We started with a provocation: we wanted to explore tactility in the virtual space. We found the idea incredibly appealing, since it posed a multi-dimensional challenge. On one hand, there is a clear absence of the tactile in digital experiences, and that has to do mostly with limits to technical capability. Haptic technology is still very early and has not been productized properly. But this technical limitation engenders a conceptual one: in a societal level, we have no ways of digitally conveying tactile experiences, even as indexes: there isn’t a shared visual language in the digital space to convey information along the lines of “even though you can not touch this, it would feel this way”. Touch is semiotically unmapped in the digital space.
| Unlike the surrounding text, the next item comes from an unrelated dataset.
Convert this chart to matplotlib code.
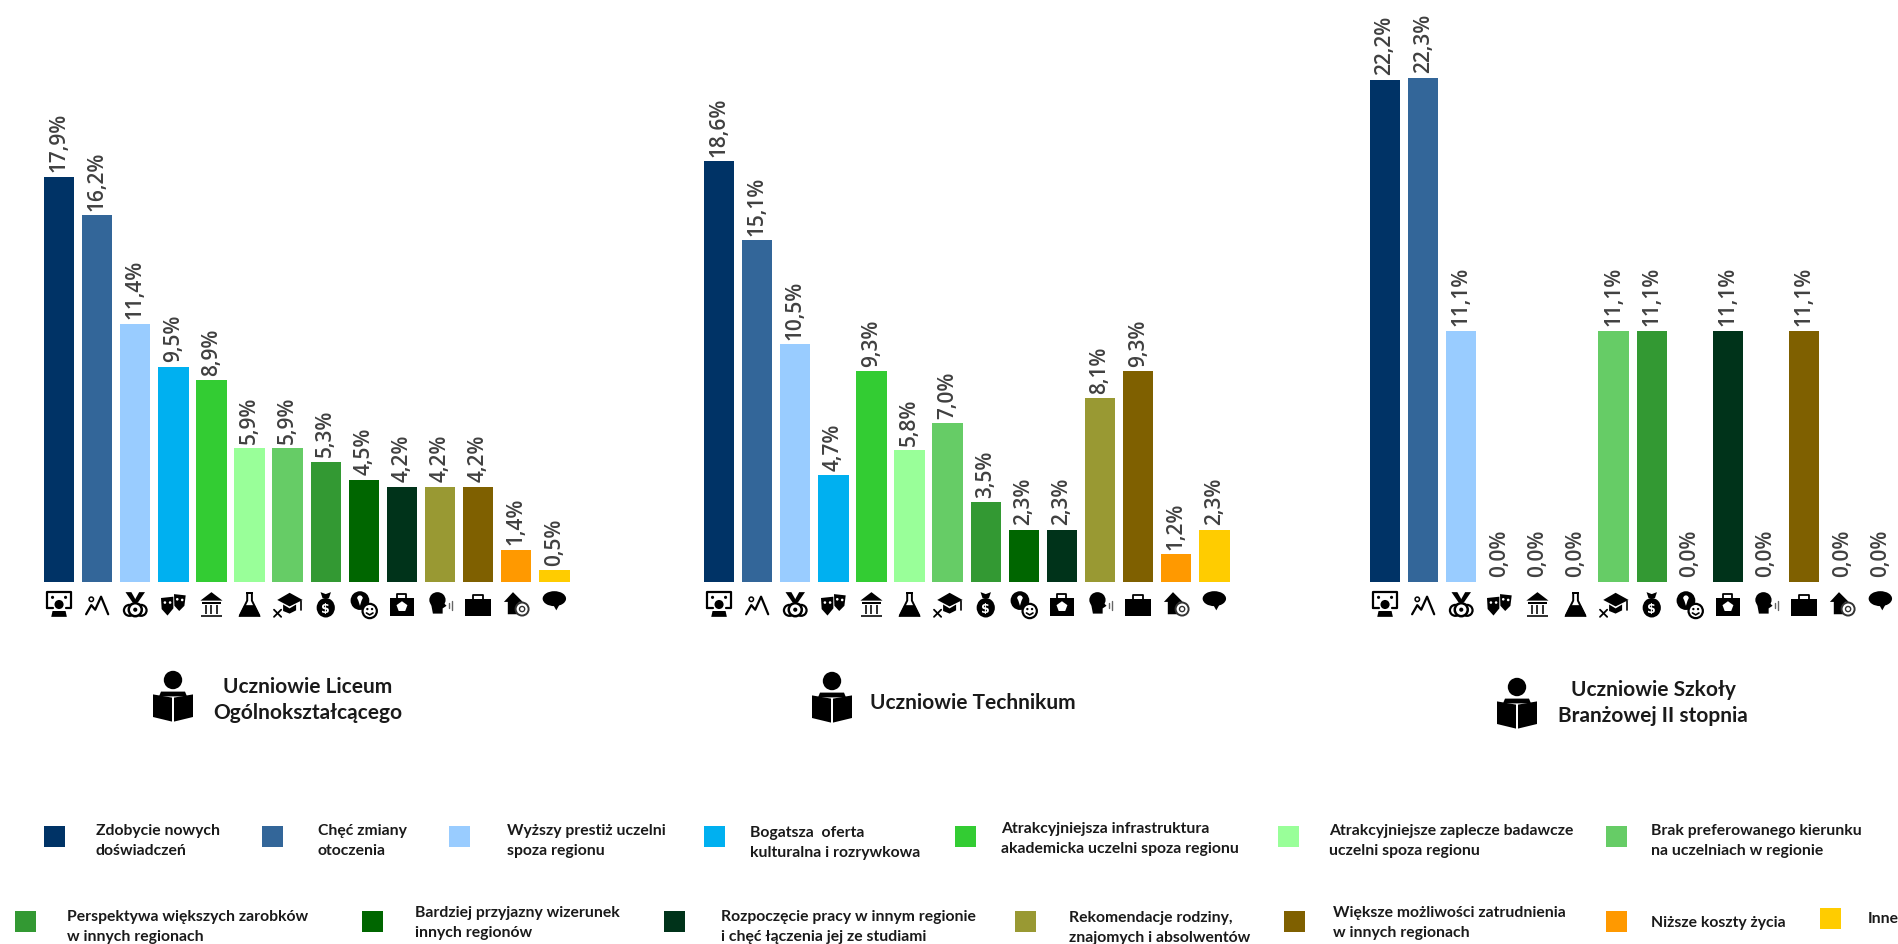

The digital space would seem to have been conformed then as a place where tactility does not exist; since it cannot be reproduced we’ve not only decided that it is not an affordance: it simply does not belong. This initial observation sparked a set of open questions: How could we translate tactility into digital experience? What role is there for touching and being touched? How can it interact with other senses in the digital realm?
After the initial round of talks, we reached an insight: that we could use this disconnection, this lack of context of touch to our advantage. This is because touch is deeply rooted in our experience: it is pre-verbal, and has effects that run deeper than what we consciously perceive. Touch is a vehicle for emotion, often at an unconscious level. And since touch is semiotically unmapped in the virtual space, we can produce representations for it without the need to label or explain what these representations are referring to. Because they are not pointing at a labelled emotion, they are pointing at a feeling.